I had a quick look at one of the first pages on a relevant Google search, and although the steganographic methods are good for proving that the work is yours, when used digitally, for example on a website, they will not prevent the image from being printed. If you can see the image, you can grab the image, and once grabbed it can be printed. It simply won't work as a method of preventing a client from taking the image and printing it themselves. It isn't even going to work if they take the image to have it printed at a lab, since the lab are not likely to go looking for hidden watermarks. In that case you can only hope that the lab considers the images to be too professional looking and refuse the job.
Really the only way to stop people printing the proofs themselves is by making the image very small, I would say at most 600 pixels on the long edge. I know that 600 pixels seems very small, but consider that most people now consider that images displayed at 100 PPI are super duper quality, and so are more than likely to be happy with prints at that resolution too. Oh and to catch the uninitiated I would also set the PPI/DPI tag in the file to something quite high, maybe even 600 PPI, since then many programs are likely to show a very small physical size based on the low pixel count. Even then I would add a large obvious watermark.

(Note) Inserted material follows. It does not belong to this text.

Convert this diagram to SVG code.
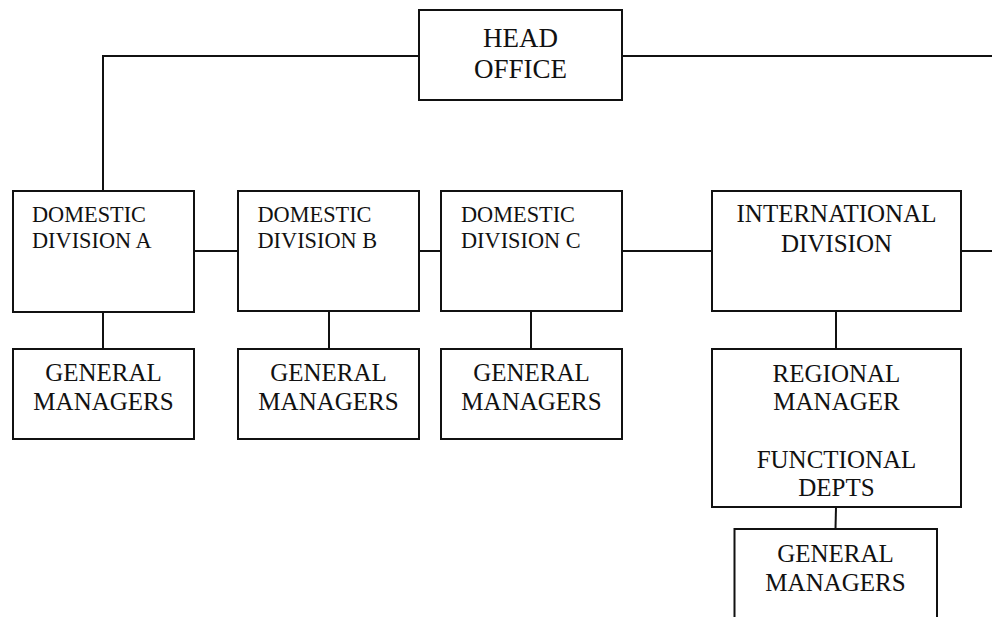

If I were selling the client a large print, providing a decent return, then I would maybe send two or three larger sized images, without any big obtrusive watermark, to let them chose the final image. I would only do this once they have paid for the print though, before that it would be the small heavily marked image only.
My personal view is that if you want to make money with pints, you need to make coming in to the studio to go over the proofs etc a part of the process that the client wants to take part in. Once you have sold them the prints then I would give them decent quality digital files too, since then you have made your money.